I think I called him an angel – I’m certain I thought it – and followed him dutifully onto the lift and through the corridors (see what I did there? I’m using their words!) and into a positively wonderful corner room. Too thrilled to be much more than mildly confused when I couldn’t get the lights to turn on, I shrugged and showered in the diffuse light coming through the sheer curtains covering the tall windows in the bedroom. Blessedly clean, I battled to gain access to the internet before slipping out of the hotel robe and between soft, white sheets and falling deeply asleep.
I opened my eyes a couple of times to peer at the clock, stretch in the unexpected sunshine streaming through one window, and scold myself for screwing up my jet lag plan. Unfazed, I snuggled back into the perfect mattress and luxurious bedding and rested some more.

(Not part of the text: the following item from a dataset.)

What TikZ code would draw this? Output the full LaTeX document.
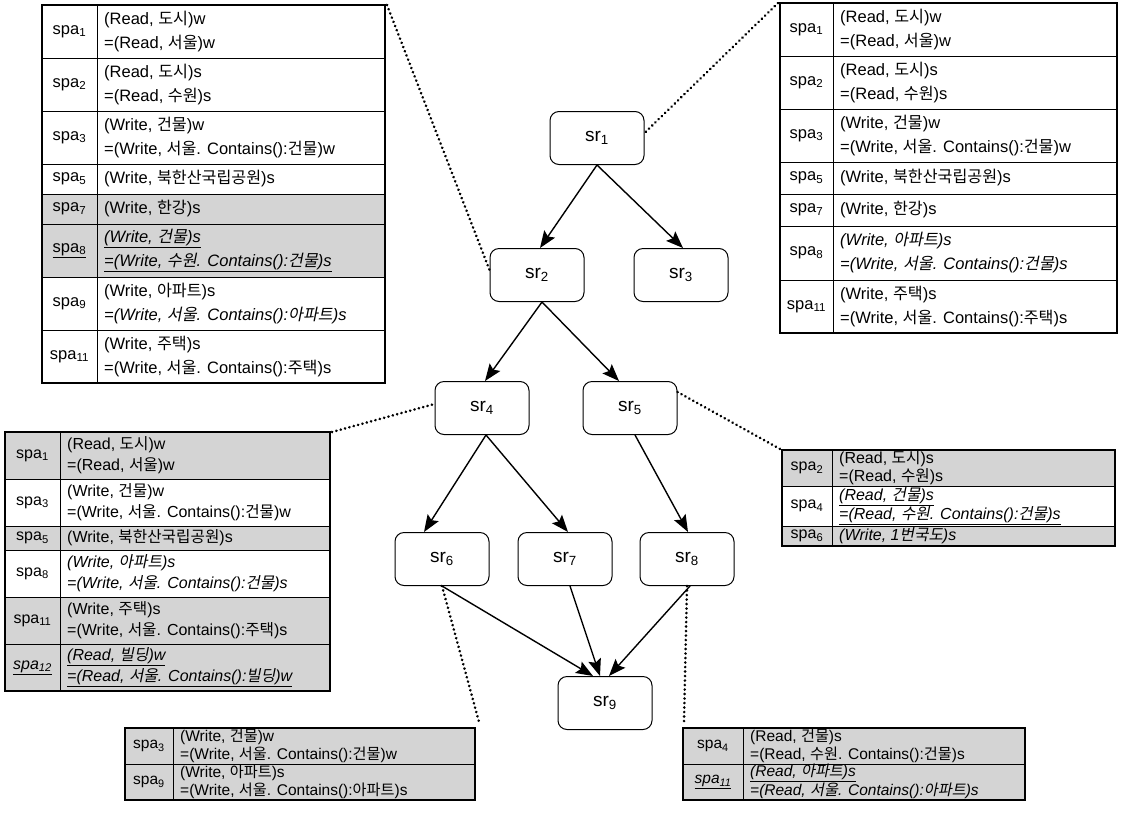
\documentclass[tikz,border=0pt]{standalone}
\usepackage{fontspec}
\setmainfont{Liberation Sans}
\newfontfamily\krfont{Noto Sans CJK KR}[Scale=0.98, ItalicFont={Noto Sans CJK KR}, ItalicFeatures={FakeSlant=0.2}]
\newcommand\kor[1]{{\krfont #1}}
\newcommand\spa[1]{spa\textsubscript{#1}}
\newcommand\srn[1]{sr\textsubscript{#1}}
\usetikzlibrary{arrows.meta}

\tikzset{
  srbox/.style={draw, line width=1pt, rounded corners=9pt, fill=white,
    minimum width=94pt, minimum height=53pt, inner sep=0pt,
    font=\fontsize{19}{19}\selectfont},
  flow/.style={-{Stealth[length=17pt,width=13pt,inset=3pt]}, line width=1.4pt},
  dotline/.style={line width=2.8pt, dash pattern=on 0.1pt off 4.4pt, line cap=round},
  rowline/.style={line width=0.9pt},
  frame/.style={line width=1.8pt},
  spalab/.style={inner sep=0pt, anchor=center, font=\spafont},
  spatext/.style={inner sep=0pt, anchor=west, align=left, font=\spafont},
}
\colorlet{cellgray}{black!17}

% one table row: name, top, bottom, fill, label, text
\newcommand\sparow[6]{%
  \fill[#4] (\spaL,#2) rectangle (\spaR,#3);
  \draw[rowline] (\spaL,#2) -- (\spaR,#2);
  \node[spalab] (#1-l) at ({(\spaL+\spaD)/2},{(#2+#3)/2}) {#5};
  \node[spatext] (#1-t) at ({\spaD+7},{(#2+#3)/2}) {#6};
}
% divider and outer frame of a table: top, bottom
\newcommand\spaframe[2]{%
  \draw[rowline] (\spaD,#1) -- (\spaD,#2);
  \draw[frame] (\spaL,#1) rectangle (\spaR,#2);
}

\begin{document}
\begin{tikzpicture}[x=1pt,y=-1pt]
\useasboundingbox[fill=white] (0,0) rectangle (1121,836);

% ---- table attached to sr2 ----
\def\spafont{\fontsize{16.5}{24}\selectfont}
\def\spaL{42}\def\spaD{97}\def\spaR{385}
\sparow{a1}{5}{58}{white}{\spa{1}}{(Read, \kor{도시})w\\=(Read, \kor{서울})w}
\sparow{a2}{58}{111}{white}{\spa{2}}{(Read, \kor{도시})s\\=(Read, \kor{수원})s}
\sparow{a3}{111}{164}{white}{\spa{3}}{(Write, \kor{건물})w\\=(Write, \kor{서울}. Contains():\kor{건물})w}
\sparow{a5}{164}{194}{white}{\spa{5}}{(Write, \kor{북한산국립공원})s}
\sparow{a7}{194}{224}{cellgray}{\spa{7}}{(Write, \kor{한강})s}
\sparow{a8}{224}{277}{cellgray}{\underline{\spa{8}}}{\underline{\itshape (Write, \kor{건물})s}\\\underline{\itshape =(Write, \kor{수원}. Contains():\kor{건물})s}}
\sparow{a9}{277}{330}{white}{\spa{9}}{(Write, \kor{아파트})s\\{\itshape =(Write, \kor{서울}. Contains():\kor{아파트})s}}
\sparow{a11}{330}{383}{white}{\spa{11}}{(Write, \kor{주택})s\\=(Write, \kor{서울}. Contains():\kor{주택})s}
\spaframe{5}{383}
\coordinate (a-ne) at (387,5);

% ---- table attached to sr1 ----
\def\spaL{780}\def\spaD{833}\def\spaR{1117}
\sparow{b1}{3}{56}{white}{\spa{1}}{(Read, \kor{도시})w\\=(Read, \kor{서울})w}
\sparow{b2}{56}{109}{white}{\spa{2}}{(Read, \kor{도시})s\\=(Read, \kor{수원})s}
\sparow{b3}{109}{162}{white}{\spa{3}}{(Write, \kor{건물})w\\=(Write, \kor{서울}. Contains():\kor{건물})w}
\sparow{b5}{162}{194}{white}{\spa{5}}{(Write, \kor{북한산국립공원})s}
\sparow{b7}{194}{226}{white}{\spa{7}}{(Write, \kor{한강})s}
\sparow{b8}{226}{280}{white}{\spa{8}}{{\itshape (Write, \kor{아파트})s}\\{\itshape =(Write, \kor{서울}. Contains():\kor{건물})s}}
\sparow{b11}{280}{333}{white}{\spa{11}}{(Write, \kor{주택})s\\=(Write, \kor{서울}. Contains():\kor{주택})s}
\spaframe{3}{333}
\coordinate (b-nw) at (778,3);

% ---- table attached to sr4 ----
\def\spafont{\fontsize{16}{21}\selectfont}
\def\spaL{5}\def\spaD{60}\def\spaR{330}
\sparow{c1}{432}{479}{cellgray}{\spa{1}}{(Read, \kor{도시})w\\=(Read, \kor{서울})w}
\sparow{c3}{479}{526}{white}{\spa{3}}{(Write, \kor{건물})w\\=(Write, \kor{서울}. Contains():\kor{건물})w}
\sparow{c5}{526}{550}{cellgray}{\spa{5}}{(Write, \kor{북한산국립공원})s}
\sparow{c8}{550}{597}{white}{\spa{8}}{{\itshape (Write, \kor{아파트})s}\\{\itshape =(Write, \kor{서울}. Contains():\kor{건물})s}}
\sparow{c11}{597}{644}{cellgray}{\spa{11}}{(Write, \kor{주택})s\\=(Write, \kor{서울}. Contains():\kor{주택})s}
\sparow{c12}{644}{691}{cellgray}{\underline{\itshape\spa{12}}}{\underline{\itshape (Read, \kor{빌딩})w}\\\underline{\itshape =(Read, \kor{서울}. Contains():\kor{빌딩})w}}
\spaframe{432}{691}
\coordinate (c-ne) at (332,432);

% ---- table attached to sr5 ----
\def\spafont{\fontsize{16}{18}\selectfont}
\def\spaL{782}\def\spaD{832}\def\spaR{1115}
\sparow{d2}{450}{486}{cellgray}{\spa{2}}{(Read, \kor{도시})s\\=(Read, \kor{수원})s}
\sparow{d4}{486}{526}{white}{\spa{4}}{\underline{\itshape (Read, \kor{건물})s}\\\underline{\itshape =(Read, \kor{수원}. Contains():\kor{건물})s}}
\sparow{d6}{526}{546}{cellgray}{\spa{6}}{{\itshape (Write, 1\kor{번국도})s}}
\spaframe{450}{546}
\coordinate (d-nw) at (780,449);

% ---- table attached to sr6 ----
\def\spafont{\fontsize{15.5}{17.5}\selectfont}
\def\spaL{125}\def\spaD{173}\def\spaR{475}
\sparow{e3}{728}{764}{cellgray}{\spa{3}}{(Write, \kor{건물})w\\=(Write, \kor{서울}. Contains():\kor{건물})w}
\sparow{e9}{764}{800}{cellgray}{\spa{9}}{(Write, \kor{아파트})s\\=(Write, \kor{서울}. Contains():\kor{아파트})s}
\spaframe{728}{800}
\coordinate (e-ne) at (479,722);

% ---- table attached to sr8 ----
\def\spaL{683}\def\spaD{743}\def\spaR{1025}
\sparow{f4}{728}{764}{cellgray}{\spa{4}}{(Read, \kor{건물})s\\=(Read, \kor{수원}. Contains():\kor{건물})s}
\sparow{f11}{764}{800}{cellgray}{\underline{\itshape\spa{11}}}{\underline{\itshape (Read, \kor{아파트})s}\\\underline{\itshape =(Read, \kor{서울}. Contains():\kor{아파트})s}}
\spaframe{728}{800}
\coordinate (f-nw) at (684,722);

% ---- graph nodes ----
\node[srbox] (sr1) at (597,138) {\srn{1}};
\node[srbox] (sr2) at (537,275) {\srn{2}};
\node[srbox] (sr3) at (681,275) {\srn{3}};
\node[srbox] (sr4) at (482,408) {\srn{4}};
\node[srbox] (sr5) at (630,408) {\srn{5}};
\node[srbox] (sr6) at (442,559) {\srn{6}};
\node[srbox] (sr7) at (565,559) {\srn{7}};
\node[srbox] (sr8) at (687,559) {\srn{8}};
\node[srbox] (sr9) at (605,703) {\srn{9}};

% ---- edges ----
\draw[flow] (sr1.south) -- ([xshift=3pt]sr2.north);
\draw[flow] (sr1.south) -- ([xshift=2pt]sr3.north);
\draw[flow] ([xshift=5pt]sr2.south) -- ([xshift=3pt]sr4.north);
\draw[flow] ([xshift=5pt]sr2.south) -- ([xshift=-11pt]sr5.north);
\draw[flow] ([xshift=4pt]sr4.south) -- ([xshift=-18pt]sr6.north);
\draw[flow] ([xshift=4pt]sr4.south) -- ([xshift=3pt]sr7.north);
\draw[flow] ([xshift=5pt]sr5.south) -- ([xshift=1pt]sr8.north);
\draw[flow] (sr6.south) -- ([xshift=-12pt]sr9.north);
\draw[flow] ([xshift=5pt]sr7.south) -- ([xshift=-5pt]sr9.north);
\draw[flow] ([xshift=3pt]sr8.south) -- ([xshift=4pt]sr9.north);

% ---- dotted links from nodes to their tables ----
\draw[dotline] (a-ne) -- ([yshift=5pt]sr2.west);
\draw[dotline] (b-nw) -- ([yshift=5pt]sr1.east);
\draw[dotline] (c-ne) -- ([yshift=4pt]sr4.west);
\draw[dotline] ([yshift=-11pt]sr5.north east) -- (d-nw);
\draw[dotline] (sr6.south) -- (e-ne);
\draw[dotline] (sr8.south) -- (f-nw);
\end{tikzpicture}
\end{document}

When I finally awakened – after an – I’m sure – ill-advised 3 hour nap, I called the desk to ask how to get online. Given the magical code, I sent a quick note home and took out the outfit I’ll wear tomorrow before shoving items back in my suitcase. I scampered to answer the knock at the door a few minutes later, happily accepting the cupcakes I ordered to celebrate my birthday tomorrow, and deciding to ask about the lights.
“I wondered what that was for,” I told her, when she placed my room key in the white slot just inside the door and every light bulb in the room immediately illuminated. I blinked at her, shrugging bashfully and thanked her. (Tricky British with your games and rules to turn on a lamp.)
Work begins in a mere 2 hours with dinner before the full day tomorrow. But I’m happy. I’m here. And so it begins.